The FICO credit scoring system has a tendency to favor multiple credit accounts, especially those with a mix of revolving credit (such as credit cards) and installment loans (set monthly payments with fixed payback periods). Credit mix is one of the smaller factors of your credit score and is only responsible for about 10% of it.
Applications And New Accounts
When you are applying for a new credit account, or opening one up, it will typically result in short term negative effects on your credit score. Whenever you apply for new credit or take on additional debt, credit scoring systems will automatically flag you as being at a greater risk of being unable to pay your bills.
Credit scores will drop a small amount whenever that happens, but will typically rebound in a few months, so long as you keep up with all your payments. Opening a new credit account is kind of a wash in terms of affecting your credit at first. On one hand you will have a new account that will bring down the average age of your credit history, but it will also boost your total available credit, lowering your overall utilization.
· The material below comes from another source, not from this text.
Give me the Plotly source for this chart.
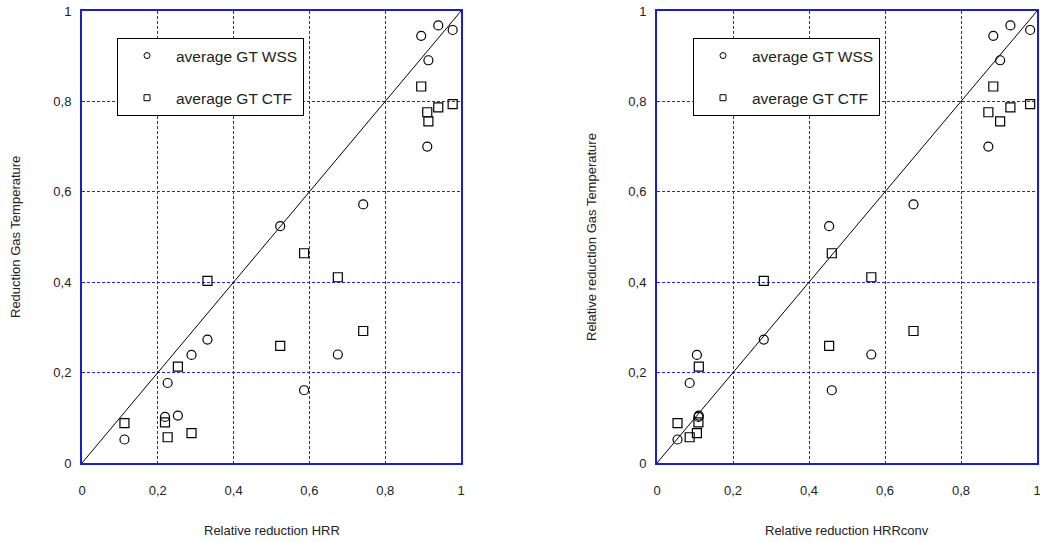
import plotly.graph_objects as go

# Data (one value per test)
hrr = [0.112, 0.219, 0.226, 0.253, 0.289, 0.331, 0.523, 0.586, 0.675, 0.742,
       0.895, 0.911, 0.914, 0.940, 0.978]
hrr_conv = [0.054, 0.109, 0.086, 0.110, 0.105, 0.281, 0.453, 0.460, 0.564, 0.675,
            0.885, 0.872, 0.903, 0.930, 0.982]
gt_wss = [0.052, 0.102, 0.177, 0.105, 0.239, 0.273, 0.524, 0.161, 0.240, 0.572,
          0.945, 0.700, 0.891, 0.968, 0.958]
gt_ctf = [0.088, 0.090, 0.057, 0.213, 0.066, 0.403, 0.259, 0.464, 0.411, 0.292,
          0.833, 0.776, 0.756, 0.787, 0.794]
identity = [0, 1]

tick_vals = [0, 0.2, 0.4, 0.6, 0.8, 1]
tick_text = ["0", "0,2", "0,4", "0,6", "0,8", "1"]

W, H = 1040, 542
FONT = "Liberation Sans, Arial, sans-serif"
TXT = "#222222"
GRID = "#2020ff"
FRAME = "#1c1cd0"


def px(x):
    return x / W


def py(y):
    return 1 - y / H


fig = go.Figure()

panels = [
    dict(x=hrr, xa="x", ya="y", legend="legend"),
    dict(x=hrr_conv, xa="x2", ya="y2", legend="legend2"),
]

for p in panels:
    fig.add_trace(go.Scatter(x=identity, y=identity, mode="lines",
                             line=dict(color="black", width=1),
                             xaxis=p["xa"], yaxis=p["ya"], showlegend=False,
                             hoverinfo="skip"))
    fig.add_trace(go.Scatter(x=p["x"], y=gt_wss, mode="markers",
                             marker=dict(symbol="circle-open", size=9,
                                         color="black", line=dict(width=1.2)),
                             xaxis=p["xa"], yaxis=p["ya"], showlegend=False,
                             name="average GT WSS"))
    fig.add_trace(go.Scatter(x=p["x"], y=gt_ctf, mode="markers",
                             marker=dict(symbol="square-open", size=9,
                                         color="black", line=dict(width=1.2)),
                             xaxis=p["xa"], yaxis=p["ya"], showlegend=False,
                             name="average GT CTF"))
    # legend entries (smaller symbols as in the reference)
    fig.add_trace(go.Scatter(x=[None], y=[None], mode="markers",
                             marker=dict(symbol="circle-open", size=6,
                                         color="black", line=dict(width=1)),
                             xaxis=p["xa"], yaxis=p["ya"], name="average GT WSS",
                             legend=p["legend"], legendgroup=p["legend"] + "a"))
    fig.add_trace(go.Scatter(x=[None], y=[None], mode="markers",
                             marker=dict(symbol="square-open", size=6,
                                         color="black", line=dict(width=1)),
                             xaxis=p["xa"], yaxis=p["ya"], name="average GT CTF",
                             legend=p["legend"], legendgroup=p["legend"] + "b"))

y_dom = [py(463), py(11)]
x1_dom = [px(82), px(461)]
x2_dom = [px(657), px(1037)]

axis_common = dict(range=[0, 1], tickvals=tick_vals, ticktext=tick_text,
                   showgrid=True, gridcolor=GRID, gridwidth=1, griddash="3px,2px",
                   showline=True, linecolor=FRAME, linewidth=2, mirror=True,
                   zeroline=False, ticks="", automargin=False,
                   ticklabeloverflow="allow",
                   tickfont=dict(family=FONT, size=13, color=TXT))

legend_common = dict(xanchor="left", yanchor="top",
                     bgcolor="white", bordercolor="black", borderwidth=1,
                     font=dict(family=FONT, size=15.5, color=TXT),
                     itemwidth=48, tracegroupgap=19, itemclick=False,
                     itemdoubleclick=False)

fig.update_layout(
    width=W, height=H,
    margin=dict(l=0, r=0, t=0, b=0, autoexpand=False),
    paper_bgcolor="white", plot_bgcolor="white",
    font=dict(family=FONT, color=TXT),
    xaxis=dict(domain=x1_dom, anchor="y", ticklabelstandoff=14, **axis_common),
    yaxis=dict(domain=y_dom, anchor="x", ticklabelstandoff=6, **axis_common),
    xaxis2=dict(domain=x2_dom, anchor="y2", ticklabelstandoff=14, **axis_common),
    yaxis2=dict(domain=y_dom, anchor="x2", ticklabelstandoff=6, **axis_common),
    legend=dict(x=px(117), y=py(38), **legend_common),
    legend2=dict(x=px(693), y=py(38), **legend_common),
    showlegend=True,
)

annots = [
    dict(text="Relative reduction HRR", x=px((82 + 461) / 2), y=py(530)),
    dict(text="Relative reduction HRRconv", x=px((657 + 1037) / 2), y=py(530)),
    dict(text="Reduction Gas Temperature", x=px(16), y=py(237), textangle=-90),
    dict(text="Relative reduction Gas Temperature", x=px(592), y=py(237), textangle=-90),
]
for a in annots:
    fig.add_annotation(xref="paper", yref="paper", showarrow=False,
                       xanchor="center", yanchor="middle",
                       font=dict(family=FONT, size=13, color=TXT), **a)

fig.write_html("out.html",
               config={"displayModeBar": False},
               post_script="document.body.style.margin='0';"
                           "document.body.style.overflow='hidden';")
When the length of the account gets older, it will be beneficial, but that may take some time. New credit activity can contribute up to 10% of your overall score.
Public Records Will Appear On Your Report
These instances can have seriously negative impacts on your credit score. Entries such as bankruptcy will not appear in every credit report, so they cannot be compared to other influences in terms of percentage, but they can overshadow all of the other factors and severely lower your credit score.
For example, a bankruptcy can remain on your credit report for 10 years and have a significant effect on your score the entire time. If you currently have any liens or judgments on your credit report, it would be a very wise decision to settle them as soon as you possibly can.
Protect Your Score
People that have “very good” credit scores can be very attractive targets for identity thieves that are eager to hijack all of your hard won credit. In order to guard against this possibility, you may want to consider using credit monitoring and identity theft protection services that will be able to detect unauthorized credit activity. Credit monitoring and these services with credit lock features can help to alert you before criminals take out various loans in your name.
It’s also an effective tool for tracking changes in your credit score, both positive and negative. It may help to push you toward action should your score start to slip a little, and help you to measure your improvement as your work toward achieving an “exceptional” credit score of 800-850.
While a credit score of 750 is considered “very good”, there is still some room for improvement. Keeping a close eye on making payments on time and lowering your credit utilization rate are two ways to improve your score.
A credit score of 750 is above the current average credit score of 704, which is something to be proud of. Still, there is room for improvement and if you have made it this far getting your credit up, why not push yourself a little more and make it to the very top? Practicing good spending habits and staying on top of your finances will go a very long way toward making your “very good” score truly “exceptional”.